Beginning in the 1980s, “demolished by neglect” became a popular catch phrase to explain all that was wrong with the city of Detroit's crumbling core.
Activists even stenciled it on dozens of abandoned buildings to make a point.
If the presumptive Democratic and Republican presidential candidates have their way, we might as well stencil it on the entire U.S. automotive industry, including Asian and European subsidiaries.
Every other industrialized nation and even emerging markets understand that a prosperous auto industry, with its accompanying good-paying manufacturing and engineering jobs, is the best-proven engine of economic growth of the last 100 years. But Barack Obama and John McCain want as little to do with it as possible.
It should not be a surprise. Except for a honeymoon with President Bill Clinton, who made meeting with Detroit auto executives his first priority after taking office, U.S. politicians have treated the auto industry like it is the cause of our energy woes.
Instead, they should be treating it as if cars and trucks are the solution.

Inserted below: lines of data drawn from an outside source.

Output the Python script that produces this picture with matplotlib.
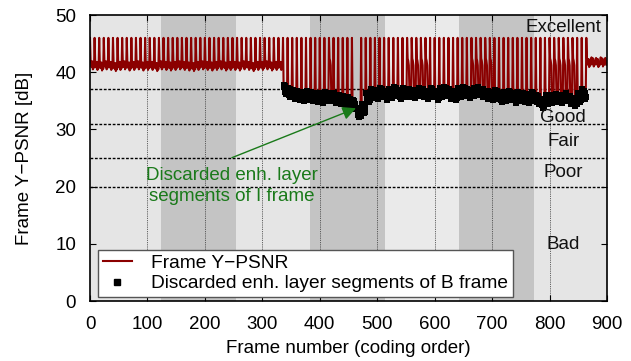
import numpy as np
import matplotlib.pyplot as plt
from matplotlib.lines import Line2D

plt.rcParams['font.family'] = ['Liberation Sans', 'DejaVu Sans']
plt.rcParams['font.size'] = 13.5

# frame grid: GOP of 8 frames (key frame first, then 7 B frames in coding order)
gop_size = 8
n_frames = 900

# per GOP mode
# N = all enh. layers kept, D = B enh. layers discarded, P = only part of the B frames discarded,
# I = I frame enh. layer discarded too, E = end of sequence (no key frame peak)
gop_mode = ('N' * 42 + 'D' * 10 + 'P' + 'D' * 5 + 'I' + 'D' * 10 + 'P' * 5 + 'D' * 9
            + 'P' * 5 + 'D' * 12 + 'P' * 6 + 'DD' + 'N' + 'E' * 4)

# B frame PSNR level per GOP (dB)
gop_level = [
    41.3, 41.2, 41.1, 41.3, 41.2, 41.0, 41.2, 41.3, 41.1, 41.2,
    41.3, 41.1, 41.2, 41.2, 41.0, 41.3, 41.2, 41.1, 41.2, 41.3,
    41.2, 41.1, 41.0, 41.2, 41.3, 41.2, 41.1, 41.2, 41.3, 41.1,
    41.2, 41.2, 41.1, 41.3, 41.2, 41.0, 41.2, 41.2, 41.3, 41.1,
    41.2, 41.2,
    37.0, 36.5, 36.1, 35.9, 35.8, 36.0, 35.7, 35.6, 35.5, 35.7,
    35.8, 35.5, 35.2, 35.1, 34.8, 34.3, 32.9, 33.6, 35.6, 36.3,
    36.1, 36.5, 36.0, 36.3, 36.6, 36.1, 36.4, 36.5, 36.3, 36.6,
    36.4, 36.2, 36.5, 36.0, 36.4, 36.7, 36.2, 36.0, 36.4, 36.6,
    36.3, 36.6, 36.8, 36.4, 36.1, 35.9, 36.1, 35.6, 35.8, 35.9,
    35.5, 35.8, 35.6, 35.4, 35.7, 35.2, 34.6, 35.3, 35.5, 35.6,
    35.4, 35.7, 35.2, 34.9, 35.6, 36.2,
    41.7, 41.8, 41.7, 41.8, 41.7,
]
key_psnr = 46.0          # key frame peaks
key_psnr_lost = 33.4     # I frame whose enh. layer was discarded
end_key_psnr = 42.0
kept_b_level = 41.6      # B frames that keep the enh. layer in partly discarded GOPs
b_offset = [0.8, 0.4, -0.4, 0.6, -0.8, 0.1, -0.5]

frames = np.arange(n_frames)
psnr = np.zeros(n_frames)
dropped = np.zeros(n_frames, dtype=bool)
for g, mode in enumerate(gop_mode):
    start = g * gop_size
    if start >= n_frames:
        break
    if mode == 'I':
        psnr[start] = key_psnr_lost
    elif mode == 'E':
        psnr[start] = end_key_psnr
    else:
        psnr[start] = key_psnr
    for k in range(1, gop_size):
        f = start + k
        if f >= n_frames:
            break
        if mode == 'P' and k <= 3:
            psnr[f] = kept_b_level + b_offset[k - 1]
        else:
            psnr[f] = gop_level[g] + b_offset[k - 1]
            if mode in 'DIP':
                dropped[f] = True

# background shading of frame ranges
band_edges = [0, 124, 254, 383, 514, 643, 773, 900]
band_colors = ['#e5e5e5', '#c4c4c4', '#e5e5e5', '#c4c4c4', '#eaeaea', '#c4c4c4', '#e5e5e5']

# quality classes
class_limits = [37, 31, 25, 20]
class_names = ['Excellent', 'Good', 'Fair', 'Poor', 'Bad']
class_y = [47.8, 32.1, 27.9, 22.4, 9.8]

fig = plt.figure(figsize=(6.31, 3.61), dpi=100)
ax = fig.add_axes([90 / 631, 1 - 301 / 361, 517 / 631, 286 / 361])

for i in range(len(band_colors)):
    ax.axvspan(band_edges[i], band_edges[i + 1], color=band_colors[i], lw=0, zorder=0)

for xv in range(100, 900, 100):
    ax.axvline(xv, color='#333333', ls=(0, (1, 1.2)), lw=0.6, zorder=1)
for yv in class_limits:
    ax.axhline(yv, color='black', ls=(0, (2, 1.2)), lw=1.0, zorder=1)

ax.plot(frames, psnr, color='#8b0000', lw=1.5, zorder=2)
ax.plot(frames[dropped], psnr[dropped], 's', color='black', ms=4.0, mew=0, zorder=3)

for name, yv in zip(class_names, class_y):
    ax.text(824, yv, name, ha='center', va='center', color='#111111', zorder=4)

ax.text(247, 20.1, 'Discarded enh. layer\nsegments of I frame', ha='center', va='center',
        color='#1a7a1a', linespacing=1.37, zorder=4)
ax.annotate('', xy=(463, 33.7), xytext=(247, 25.05),
            arrowprops=dict(arrowstyle='-|>', color='#1a7a1a', lw=1.0, mutation_scale=20,
                            shrinkA=0, shrinkB=0), zorder=4)

ax.set_xlim(0, 900)
ax.set_ylim(0, 50)
ax.set_xticks(range(0, 901, 100))
ax.set_yticks(range(0, 51, 10))
ax.tick_params(direction='in', top=True, right=True, length=4, width=0.8)
ax.tick_params(axis='x', pad=11)
ax.tick_params(axis='y', pad=10)
for sp in ax.spines.values():
    sp.set_linewidth(1.2)
ax.set_xlabel('Frame number (coding order)', labelpad=5)
ax.set_ylabel('Frame Y\u2212PSNR [dB]', labelpad=16)

handles = [Line2D([], [], color='#8b0000', lw=1.5),
           Line2D([], [], ls='none', marker='s', color='black', ms=4)]
leg = ax.legend(handles, ['Frame Y\u2212PSNR', 'Discarded enh. layer segments of B frame'],
                loc='lower left', bbox_to_anchor=(8 / 517, 4 / 286), borderaxespad=0,
                fancybox=False, framealpha=1, edgecolor='#555555', borderpad=0.25,
                labelspacing=0.15, handlelength=1.5, handletextpad=1.0, fontsize=13.8)
leg.get_frame().set_linewidth(1.0)
leg.set_zorder(5)

fig.savefig('out.png', dpi=100)
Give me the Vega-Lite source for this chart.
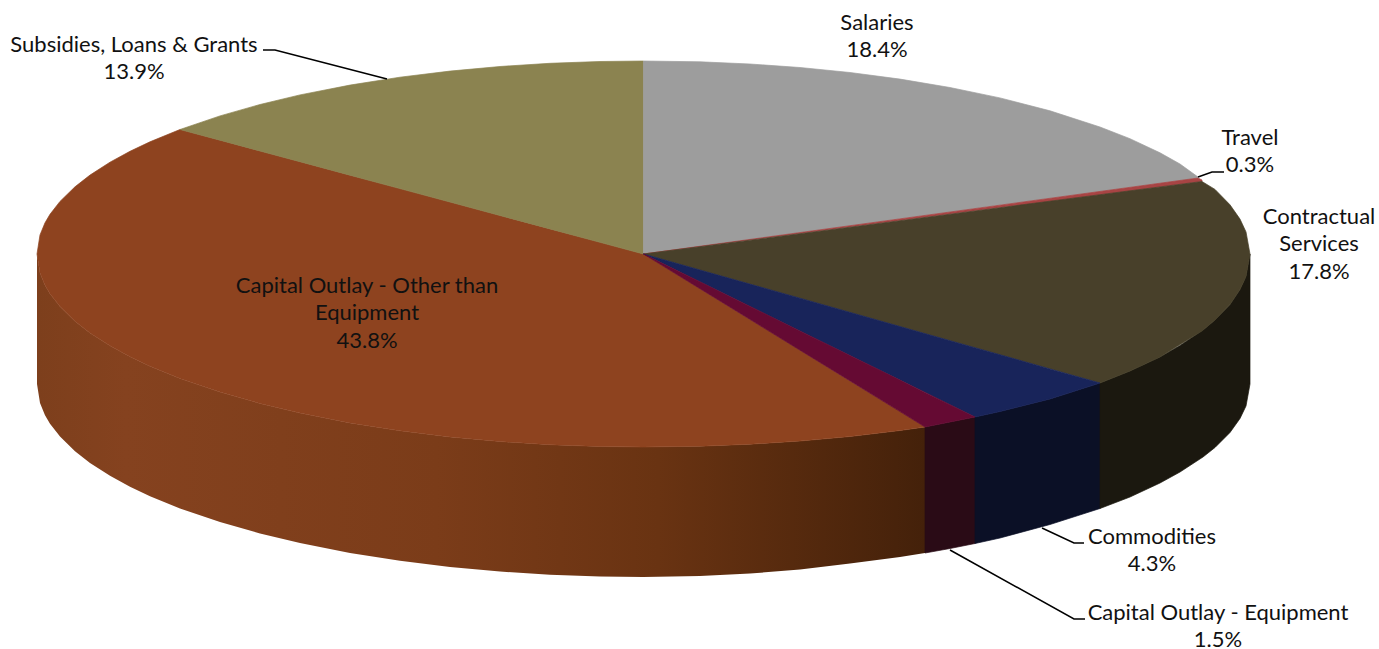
{"$schema":"https://vega.github.io/schema/vega-lite/v6.json","width":1379,"height":649,"padding":0,"autosize":{"type":"none"},"background":"white","view":{"stroke":null},
"datasets":{"pieces":[
{"piece":"Side Other","x":37,"y":254,"y2":384},{"piece":"Side Other","x":40,"y":273.1,"y2":403.1},{"piece":"Side Other","x":45,"y":285.2,"y2":415.2},{"piece":"Side Other","x":50,"y":293.7,"y2":423.7},{"piece":"Side Other","x":60,"y":306.6,"y2":436.6},{"piece":"Side Other","x":75,"y":321.2,"y2":451.2},{"piece":"Side Other","x":90,"y":332.9,"y2":462.9},{"piece":"Side Other","x":110,"y":345.8,"y2":475.8},{"piece":"Side Other","x":130,"y":356.7,"y2":486.7},{"piece":"Side Other","x":150,"y":366.2,"y2":496.2},{"piece":"Side Other","x":180,"y":378.5,"y2":508.5},{"piece":"Side Other","x":220,"y":392.1,"y2":522.1},{"piece":"Side Other","x":260,"y":403.5,"y2":533.5},{"piece":"Side Other","x":300,"y":413.1,"y2":543.1},{"piece":"Side Other","x":350,"y":422.9,"y2":552.9},{"piece":"Side Other","x":400,"y":430.8,"y2":560.8},{"piece":"Side Other","x":450,"y":436.9,"y2":566.9},{"piece":"Side Other","x":500,"y":441.5,"y2":571.5},{"piece":"Side Other","x":550,"y":444.7,"y2":574.7},{"piece":"Side Other","x":600,"y":446.5,"y2":576.5},{"piece":"Side Other","x":643.5,"y":447,"y2":577},{"piece":"Side Other","x":700,"y":446.2,"y2":576},{"piece":"Side Other","x":750,"y":444.2,"y2":573.6},{"piece":"Side Other","x":800,"y":441,"y2":569.5},{"piece":"Side Other","x":850,"y":436.5,"y2":563.5},{"piece":"Side Other","x":900,"y":430.5,"y2":557},{"piece":"Side Other","x":925,"y":427,"y2":553},
{"piece":"Side Equipment","x":925,"y":427,"y2":553},{"piece":"Side Equipment","x":950,"y":422,"y2":548.5},{"piece":"Side Equipment","x":975,"y":417,"y2":543.5},
{"piece":"Side Commodities","x":975,"y":417,"y2":543.5},{"piece":"Side Commodities","x":1000,"y":411.5,"y2":538},{"piece":"Side Commodities","x":1050,"y":399,"y2":524.5},{"piece":"Side Commodities","x":1100,"y":383,"y2":508.5},
{"piece":"Side Contractual","x":1100,"y":383,"y2":508.5},{"piece":"Side Contractual","x":1130,"y":371,"y2":497},{"piece":"Side Contractual","x":1160,"y":357,"y2":483},{"piece":"Side Contractual","x":1180,"y":345.5,"y2":472},{"piece":"Side Contractual","x":1203,"y":330,"y2":457},{"piece":"Side Contractual","x":1215,"y":320,"y2":447.5},{"piece":"Side Contractual","x":1230,"y":304.5,"y2":432.5},{"piece":"Side Contractual","x":1240,"y":289.5,"y2":418.5},{"piece":"Side Contractual","x":1246,"y":276.5,"y2":406},{"piece":"Side Contractual","x":1250,"y":254,"y2":384},
{"piece":"Capital Outlay - Other than Equipment","x":37,"y":254,"y2":254},{"piece":"Capital Outlay - Other than Equipment","x":40,"y":234.9,"y2":273.1},{"piece":"Capital Outlay - Other than Equipment","x":45,"y":222.8,"y2":285.2},{"piece":"Capital Outlay - Other than Equipment","x":50,"y":214.3,"y2":293.7},{"piece":"Capital Outlay - Other than Equipment","x":60,"y":201.4,"y2":306.6},{"piece":"Capital Outlay - Other than Equipment","x":75,"y":186.8,"y2":321.2},{"piece":"Capital Outlay - Other than Equipment","x":90,"y":175.1,"y2":332.9},{"piece":"Capital Outlay - Other than Equipment","x":110,"y":162.2,"y2":345.8},{"piece":"Capital Outlay - Other than Equipment","x":130,"y":151.3,"y2":356.7},{"piece":"Capital Outlay - Other than Equipment","x":150,"y":141.8,"y2":366.2},{"piece":"Capital Outlay - Other than Equipment","x":180,"y":129.5,"y2":378.5},{"piece":"Capital Outlay - Other than Equipment","x":220,"y":140.2,"y2":392.1},{"piece":"Capital Outlay - Other than Equipment","x":260,"y":151,"y2":403.5},{"piece":"Capital Outlay - Other than Equipment","x":300,"y":161.7,"y2":413.1},{"piece":"Capital Outlay - Other than Equipment","x":350,"y":175.2,"y2":422.9},{"piece":"Capital Outlay - Other than Equipment","x":400,"y":188.6,"y2":430.8},{"piece":"Capital Outlay - Other than Equipment","x":450,"y":202,"y2":436.9},{"piece":"Capital Outlay - Other than Equipment","x":500,"y":215.5,"y2":441.5},{"piece":"Capital Outlay - Other than Equipment","x":550,"y":228.9,"y2":444.7},{"piece":"Capital Outlay - Other than Equipment","x":600,"y":242.3,"y2":446.5},{"piece":"Capital Outlay - Other than Equipment","x":643.5,"y":254,"y2":447},{"piece":"Capital Outlay - Other than Equipment","x":700,"y":288.7,"y2":446.2},{"piece":"Capital Outlay - Other than Equipment","x":750,"y":319.4,"y2":444.2},{"piece":"Capital Outlay - Other than Equipment","x":800,"y":350.2,"y2":441},{"piece":"Capital Outlay - Other than Equipment","x":850,"y":380.9,"y2":436.5},{"piece":"Capital Outlay - Other than Equipment","x":900,"y":411.6,"y2":430.5},{"piece":"Capital Outlay - Other than Equipment","x":925,"y":427,"y2":427},
{"piece":"Subsidies, Loans & Grants","x":180,"y":129.5,"y2":129.5},{"piece":"Subsidies, Loans & Grants","x":220,"y":115.9,"y2":140.2},{"piece":"Subsidies, Loans & Grants","x":260,"y":104.5,"y2":151},{"piece":"Subsidies, Loans & Grants","x":300,"y":94.9,"y2":161.7},{"piece":"Subsidies, Loans & Grants","x":350,"y":85.1,"y2":175.2},{"piece":"Subsidies, Loans & Grants","x":400,"y":77.2,"y2":188.6},{"piece":"Subsidies, Loans & Grants","x":450,"y":71.1,"y2":202},{"piece":"Subsidies, Loans & Grants","x":500,"y":66.5,"y2":215.5},{"piece":"Subsidies, Loans & Grants","x":550,"y":63.3,"y2":228.9},{"piece":"Subsidies, Loans & Grants","x":600,"y":61.5,"y2":242.3},{"piece":"Subsidies, Loans & Grants","x":643.5,"y":61,"y2":254},
{"piece":"Salaries","x":643.5,"y":61,"y2":254},{"piece":"Salaries","x":700,"y":61.8,"y2":246.3},{"piece":"Salaries","x":750,"y":64,"y2":239.4},{"piece":"Salaries","x":800,"y":67.5,"y2":232.6},{"piece":"Salaries","x":850,"y":72.5,"y2":225.7},{"piece":"Salaries","x":900,"y":79.1,"y2":218.8},{"piece":"Salaries","x":950,"y":87.5,"y2":212},{"piece":"Salaries","x":1000,"y":97.9,"y2":205.1},{"piece":"Salaries","x":1050,"y":110.8,"y2":198.3},{"piece":"Salaries","x":1100,"y":127,"y2":191.4},{"piece":"Salaries","x":1130,"y":138.7,"y2":187.3},{"piece":"Salaries","x":1160,"y":152.8,"y2":183.2},{"piece":"Salaries","x":1180,"y":164,"y2":180.5},{"piece":"Salaries","x":1198,"y":177,"y2":178},
{"piece":"Travel","x":643.5,"y":254,"y2":254},{"piece":"Travel","x":1198,"y":178,"y2":182},{"piece":"Travel","x":1202,"y":180,"y2":181.5},
{"piece":"Contractual Services","x":643.5,"y":254,"y2":254},{"piece":"Contractual Services","x":700,"y":246.7,"y2":270},{"piece":"Contractual Services","x":800,"y":233.7,"y2":298.2},{"piece":"Contractual Services","x":900,"y":220.7,"y2":326.5},{"piece":"Contractual Services","x":1000,"y":207.7,"y2":354.7},{"piece":"Contractual Services","x":1100,"y":194.7,"y2":383},{"piece":"Contractual Services","x":1130,"y":190.8,"y2":371},{"piece":"Contractual Services","x":1160,"y":186.9,"y2":357},{"piece":"Contractual Services","x":1202,"y":181.5,"y2":331},{"piece":"Contractual Services","x":1215,"y":189.4,"y2":320},{"piece":"Contractual Services","x":1230,"y":204.8,"y2":304.5},{"piece":"Contractual Services","x":1240,"y":219.1,"y2":289.5},{"piece":"Contractual Services","x":1246,"y":231.9,"y2":276.5},{"piece":"Contractual Services","x":1250,"y":254,"y2":254},
{"piece":"Commodities","x":643.5,"y":254,"y2":254},{"piece":"Commodities","x":700,"y":270,"y2":281.8},{"piece":"Commodities","x":800,"y":298.2,"y2":331},{"piece":"Commodities","x":900,"y":326.5,"y2":380.1},{"piece":"Commodities","x":975,"y":347.7,"y2":417},{"piece":"Commodities","x":1000,"y":354.7,"y2":411.5},{"piece":"Commodities","x":1050,"y":368.9,"y2":399},{"piece":"Commodities","x":1100,"y":383,"y2":383},
{"piece":"Capital Outlay - Equipment","x":643.5,"y":254,"y2":254},{"piece":"Capital Outlay - Equipment","x":700,"y":281.8,"y2":288.7},{"piece":"Capital Outlay - Equipment","x":800,"y":331,"y2":350.2},{"piece":"Capital Outlay - Equipment","x":900,"y":380.1,"y2":411.6},{"piece":"Capital Outlay - Equipment","x":925,"y":392.4,"y2":427},{"piece":"Capital Outlay - Equipment","x":950,"y":404.7,"y2":422},{"piece":"Capital Outlay - Equipment","x":975,"y":417,"y2":417}
],
"leaders":[
{"leader":"Subsidies","step":1,"x":263,"y":50},{"leader":"Subsidies","step":2,"x":275,"y":50},{"leader":"Subsidies","step":3,"x":387,"y":79},
{"leader":"Travel","step":1,"x":1198,"y":177},{"leader":"Travel","step":2,"x":1212,"y":172},{"leader":"Travel","step":3,"x":1224,"y":172},
{"leader":"Commodities","step":1,"x":1042,"y":528},{"leader":"Commodities","step":2,"x":1074,"y":543},{"leader":"Commodities","step":3,"x":1084,"y":543},
{"leader":"Equipment","step":1,"x":950,"y":550},{"leader":"Equipment","step":2,"x":1074,"y":619},{"leader":"Equipment","step":3,"x":1085,"y":619}
],
"labels":[
{"label":"Salaries\n18.4%","x":877,"y":22.5},
{"label":"Travel\n0.3%","x":1250,"y":137.5},
{"label":"Contractual\nServices\n17.8%","x":1319,"y":216.5},
{"label":"Commodities\n4.3%","x":1152,"y":536.5},
{"label":"Capital Outlay - Equipment\n1.5%","x":1218,"y":612.5},
{"label":"Capital Outlay - Other than\nEquipment\n43.8%","x":367,"y":285.5},
{"label":"Subsidies, Loans & Grants\n13.9%","x":134,"y":44.5}
]},
"encoding":{},
"layer":[
{"data":{"name":"pieces"},"transform":[{"filter":"datum.piece === 'Side Other'"}],
"mark":{"type":"area","color":{"gradient":"linear","x1":0,"y1":0,"x2":1,"y2":0,"stops":[{"offset":0,"color":"#7d3f1c"},{"offset":0.1,"color":"#85421f"},{"offset":0.45,"color":"#7b3c19"},{"offset":0.7,"color":"#693312"},{"offset":1,"color":"#44210a"}]}},
"encoding":{"x":{"field":"x","type":"quantitative","scale":{"domain":[0,1379]},"axis":null},"y":{"field":"y","type":"quantitative","scale":{"domain":[649,0]},"axis":null},"y2":{"field":"y2"}}},
{"data":{"name":"pieces"},"transform":[{"filter":"datum.piece !== 'Side Other'"}],
"mark":{"type":"area","strokeWidth":0.7},
"encoding":{"x":{"field":"x","type":"quantitative","scale":{"domain":[0,1379]},"axis":null},"y":{"field":"y","type":"quantitative","scale":{"domain":[649,0]},"axis":null},"y2":{"field":"y2"},
"color":{"field":"piece","type":"nominal","legend":null,"scale":{"domain":["Side Equipment","Side Commodities","Side Contractual","Capital Outlay - Other than Equipment","Subsidies, Loans & Grants","Salaries","Travel","Contractual Services","Commodities","Capital Outlay - Equipment"],"range":["#2a0b16","#0b1026","#1b180f","#8e431f","#8b8350","#9d9d9d","#a84444","#48402a","#18245a","#650a33"]}},
"stroke":{"field":"piece","type":"nominal","legend":null,"scale":{"domain":["Side Equipment","Side Commodities","Side Contractual","Capital Outlay - Other than Equipment","Subsidies, Loans & Grants","Salaries","Travel","Contractual Services","Commodities","Capital Outlay - Equipment"],"range":["#2a0b16","#0b1026","#1b180f","#8e431f","#8b8350","#9d9d9d","#a84444","#48402a","#18245a","#650a33"]}}}},
{"data":{"name":"leaders"},"mark":{"type":"line","color":"#000000","strokeWidth":1.5},
"encoding":{"x":{"field":"x","type":"quantitative","scale":{"domain":[0,1379]},"axis":null},"y":{"field":"y","type":"quantitative","scale":{"domain":[649,0]},"axis":null},"detail":{"field":"leader"},"order":{"field":"step"}}},
{"data":{"name":"labels"},"mark":{"type":"text","font":"Lato","fontSize":22,"color":"#111111","align":"center","baseline":"middle","lineBreak":"\n","lineHeight":27.5},
"encoding":{"x":{"field":"x","type":"quantitative","scale":{"domain":[0,1379]},"axis":null},"y":{"field":"y","type":"quantitative","scale":{"domain":[649,0]},"axis":null},"text":{"field":"label"}}}
]}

That's what other countries do.
There would be no Toyota or Honda hybrid-electric vehicles if the Japanese government lacked the foresight to encourage domestic auto makers to start working on the technology.
High fuel prices and traffic congestion in the mid-1990s prompted Japan's government to grant tax breaks to OEMs for fuel-efficient cars that pollute less. These incentives prodded Toyota and Honda to develop HEVs.
Europe in the 1970s decided the best answer to future oil crises was to impose high taxes on fuel in order to create demand for smaller vehicles. It encouraged consumers to opt for efficient, albeit more expensive, diesel engines by lowering taxes on diesel fuel to make it cheaper than gasoline.
Brazil did the same with its sugarcane ethanol.
In each case, straight-forward government energy and tax policies strengthened domestic auto makers and made them more globally competitive.
In January, France introduced its “bonus-malus” program that gives consumers a rebate for buying fuel-efficient cars, while imposing a progressive tax on gas guzzlers.
The U.S. response to soaring fuel prices today — as it was in the 1970s — is the cowardly unfunded mandate known as corporate average fuel economy. It is a rule that hurts auto makers and has no impact on demand, but it allows politicians to look like they are accomplishing something when they really are not.
Obama and McCain, Democrats and Republicans, should be debating the merits of various financial incentives and disincentives that encourage consumers to buy more fuel-efficient vehicles and auto makers to build and sell them.
Instead, liberals want to punish Detroit for not developing HEVs as fast as Toyota and Honda.
Conservatives say General Motors is just trying to scam its way into a government bailout when it talks about tax incentives for the Chevy Volt plug-in hybrid.
Both Obama and McCain believe states should be allowed to set their own emissions and fuel-economy rules, which could cost the Detroit Three, alone, $85 billion. Obama and McCain answer with token gestures and a $300 million prize for a miracle car battery.
So as Brazil, Russia, India, China and Western Europe move their auto industries forward with national policies aimed at improving efficiency, while still making them competitive globally, we can look forward to a future where every local politician running for office, from governor to dog catcher, tries to get elected by demanding auto makers build 100-mpg (2.4 L/100 km) pickup trucks that run on bacon grease.
Before it's too late, both candidates need to realize what is known on the U.S. campaign trail as corporate welfare, bailouts and outrageous taxation is what the rest of the world calls an energy policy.
Drew Winter is editor of WardsAuto World.